他们一起分析了一些实验数据。在研究员背过去填写数据的时候,提灯人离开了这里。

提灯人又察看了几个实验室,然后他想到了什么,开车来到郊外的那个木屋。他用车上的液压钳剪断了门锁。

走进去空气里扬起干草的味道,阳光透过木板的缝隙射进来,浮尘在明暗的条纹里出没,像深海里等待被吞食的浮游生物。这里没有孩子,没有人。
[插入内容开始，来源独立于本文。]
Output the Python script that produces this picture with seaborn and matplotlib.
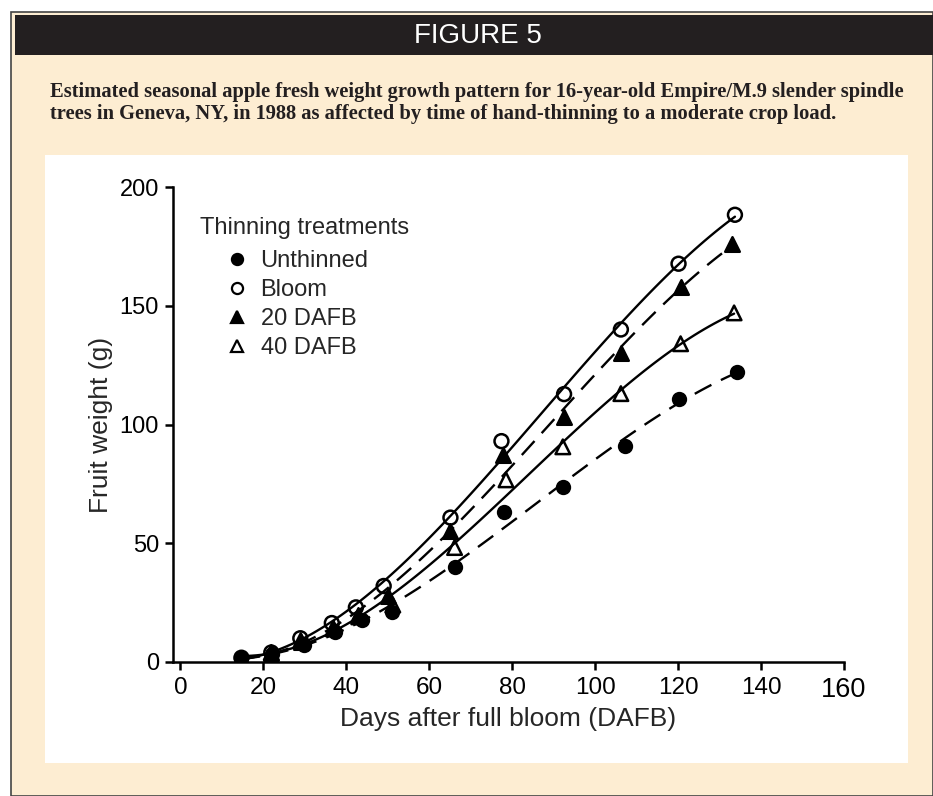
import matplotlib
matplotlib.use("Agg")
import matplotlib.pyplot as plt
from matplotlib.lines import Line2D
from matplotlib.patches import Rectangle
import pandas as pd
import seaborn as sns

# fruit weight (g), per thinning treatment
x_unthinned = [14.5, 22.1, 29.8, 37.3, 43.7, 51.0, 66.3, 78.1, 92.2, 107.3, 120.3, 134.2]
y_unthinned = [1.7, 3.4, 7.1, 12.6, 17.6, 21.0, 39.8, 63.3, 73.8, 91.0, 110.7, 122.0]

x_bloom = [14.7, 21.9, 28.9, 36.5, 42.3, 49.0, 65.1, 77.4, 92.5, 106.2, 120.1, 133.7]
y_bloom = [1.8, 4.0, 10.0, 16.4, 23.0, 32.0, 60.8, 93.0, 112.8, 140.0, 167.7, 188.3]

x_20dafb = [14.7, 21.9, 29.0, 36.8, 42.8, 50.0, 65.1, 77.8, 92.5, 106.2, 120.6, 133.1]
y_20dafb = [1.5, 4.0, 8.5, 14.5, 20.0, 28.0, 55.3, 87.0, 103.0, 130.0, 158.0, 176.0]

x_40dafb = [14.7, 21.9, 29.0, 36.8, 43.0, 51.2, 66.1, 78.5, 92.2, 106.2, 120.6, 133.5]
y_40dafb = [1.5, 4.0, 9.0, 14.0, 19.0, 24.0, 48.2, 76.7, 90.6, 113.0, 134.0, 147.0]

treatments = ["Unthinned", "Bloom", "20 DAFB", "40 DAFB"]
x_ticks = [0, 20, 40, 60, 80, 100, 120, 140, 160]
y_ticks = [0, 50, 100, 150, 200]

df = pd.concat([
    pd.DataFrame({"dafb": x_unthinned, "weight": y_unthinned, "treatment": "Unthinned"}),
    pd.DataFrame({"dafb": x_bloom, "weight": y_bloom, "treatment": "Bloom"}),
    pd.DataFrame({"dafb": x_20dafb, "weight": y_20dafb, "treatment": "20 DAFB"}),
    pd.DataFrame({"dafb": x_40dafb, "weight": y_40dafb, "treatment": "40 DAFB"}),
], ignore_index=True)

# marker / line style per treatment
markers = {"Unthinned": "o", "Bloom": "o", "20 DAFB": "^", "40 DAFB": "^"}
filled = {"Unthinned": True, "Bloom": False, "20 DAFB": True, "40 DAFB": False}
dashed = {"Unthinned": True, "Bloom": False, "20 DAFB": True, "40 DAFB": False}
sizes = {"Unthinned": 85, "Bloom": 100, "20 DAFB": 110, "40 DAFB": 110}

W, H = 933, 796
CREAM = "#FDEDD2"
INK = "#231F20"


def fx(px):
    return px / W


def fy(py):
    return 1 - py / H


sns.set_theme(style="white")
plt.rcParams["font.family"] = ["Liberation Sans", "DejaVu Sans"]

fig = plt.figure(figsize=(W / 100, H / 100), dpi=100, facecolor="white")

# page decoration: cream panel, black header bar, white plot panel (behind the axes)
fig.patches.append(Rectangle((fx(11), 0), 1 - fx(11), fy(12), transform=fig.transFigure,
                             facecolor=CREAM, edgecolor="#444444", lw=1.2, zorder=-3))
fig.patches.append(Rectangle((fx(15), fy(55)), 1 - fx(15), fy(15) - fy(55), transform=fig.transFigure,
                             facecolor=INK, edgecolor="none", zorder=-2))
fig.patches.append(Rectangle((fx(45), fy(763)), fx(908) - fx(45), fy(155) - fy(763),
                             transform=fig.transFigure, facecolor="white", edgecolor="none", zorder=-2))

fig.text(fx(478), fy(36), "FIGURE 5", color="white", fontsize=20, ha="center", va="center",
         family=["Liberation Sans Narrow", "Liberation Sans"])
fig.text(fx(50), fy(97), "Estimated seasonal apple fresh weight growth pattern for 16-year-old "
         "Empire/M.9 slender spindle", fontsize=14.8, fontweight="bold", color=INK,
         family=["Liberation Serif", "DejaVu Serif"], ha="left", va="baseline")
fig.text(fx(50), fy(119), "trees in Geneva, NY, in 1988 as affected by time of hand-thinning "
         "to a moderate crop load.", fontsize=14.8, fontweight="bold", color=INK,
         family=["Liberation Serif", "DejaVu Serif"], ha="left", va="baseline")

ax = fig.add_axes([fx(173), fy(662), fx(844) - fx(173), fy(187) - fy(662)])
ax.set_facecolor("none")

for name in treatments:
    sub = df[df["treatment"] == name]
    line_kws = dict(color="black", lw=1.7)
    if dashed[name]:
        line_kws["dashes"] = (8, 4.5)
    sns.regplot(data=sub, x="dafb", y="weight", order=3, ci=None, scatter=False,
                truncate=True, ax=ax, line_kws=line_kws)
    sns.scatterplot(data=sub, x="dafb", y="weight", marker=markers[name], s=sizes[name],
                    facecolor="black" if filled[name] else "none", edgecolor="black",
                    linewidth=1.8, ax=ax, zorder=3, legend=False)

ax.set_xlim(-1.8, 160)
ax.set_ylim(0, 200)
ax.set_xticks(x_ticks)
ax.set_yticks(y_ticks)
ax.set_xticklabels([str(t) for t in x_ticks], fontsize=17.5)
ax.get_xticklabels()[-1].set_fontsize(19.5)
ax.set_yticklabels([str(t) for t in y_ticks], fontsize=17)
ax.set_xlabel("Days after full bloom (DAFB)", fontsize=19, labelpad=3)
ax.set_ylabel("Fruit weight (g)", fontsize=19, labelpad=5)
for side in ["top", "right"]:
    ax.spines[side].set_visible(False)
for side in ["left", "bottom"]:
    ax.spines[side].set_color("black")
    ax.spines[side].set_linewidth(1.8)
ax.tick_params(axis="both", direction="out", length=6, width=1.8, color="black",
               labelcolor="black", left=True, bottom=True)
ax.tick_params(axis="x", pad=5)
ax.tick_params(axis="y", pad=4)

# legend
fig.text(fx(200), fy(228), "Thinning treatments", fontsize=17, ha="left", va="center")
handles = []
for name in treatments:
    handles.append(Line2D([], [], ls="none", marker=markers[name], markersize=8,
                          markerfacecolor="black" if filled[name] else "none",
                          markeredgecolor="black", markeredgewidth=1.6))
ax.legend(handles, treatments, loc="upper left", bbox_to_anchor=(fx(211), fy(238)),
          bbox_transform=fig.transFigure, frameon=False, fontsize=17, handlelength=1.2,
          handletextpad=0.4, labelspacing=0.3, borderpad=0)

fig.savefig("out.png", dpi=100, facecolor="white")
提灯人的头被什么撞了一下,他抬头看,一把明晃晃的镰刀挂在头顶上。

提灯人把本子上的一页划掉,没有再回汪楚琳那里去。

不知是第多少次看到提灯人醒来,囚徒习惯性地打了声招呼。

“早上好。”提灯人回了句。

“你说话了。”囚徒咧嘴笑,“这次又去哪里?”

“你能看出来我出去?”

“你身上的气味会改变,你身上的小伤痕也会变化,有几次你没注意还换了衣服。”

“有你的。”

“难道,你过的不是我的时间?”

“可以这么说。其实……”提灯人想了想,“也没有必要向你隐瞒了。”

提灯人向囚徒解释了时间脱耦的宇宙灾难,比给别人解释花的时间都要多。囚徒却花比别人更少的时间就接受了这个事实。

“你是说,你为了惩罚我,给了我时间?”囚徒问。

“是的,你开枪打中了我的前妻。”提灯人强压着声音里的情绪。

囚徒沉默了许久。“我接受你的惩罚。她怎么样了?”

“致命伤,在医院里,多亏了这场灾难,才没有死去,但很难说是幸运。”

“你为什么想让时间恢复流动?她会死的。”

“她不会为此遗憾。”提灯人说。

“你了解她,你还爱着她。”囚徒喃喃,“你们为什么离婚?”

提灯人站起来,离开了。

几年后,提灯人在验收一个实验设备时被炸成重伤。血缓缓地流过手提灯下的地面,手提灯的灯罩破碎了,亮晶晶地散落在血里。一只因激动而颤抖的手提起手提灯,脚步踩过血泊,留下一串脚印。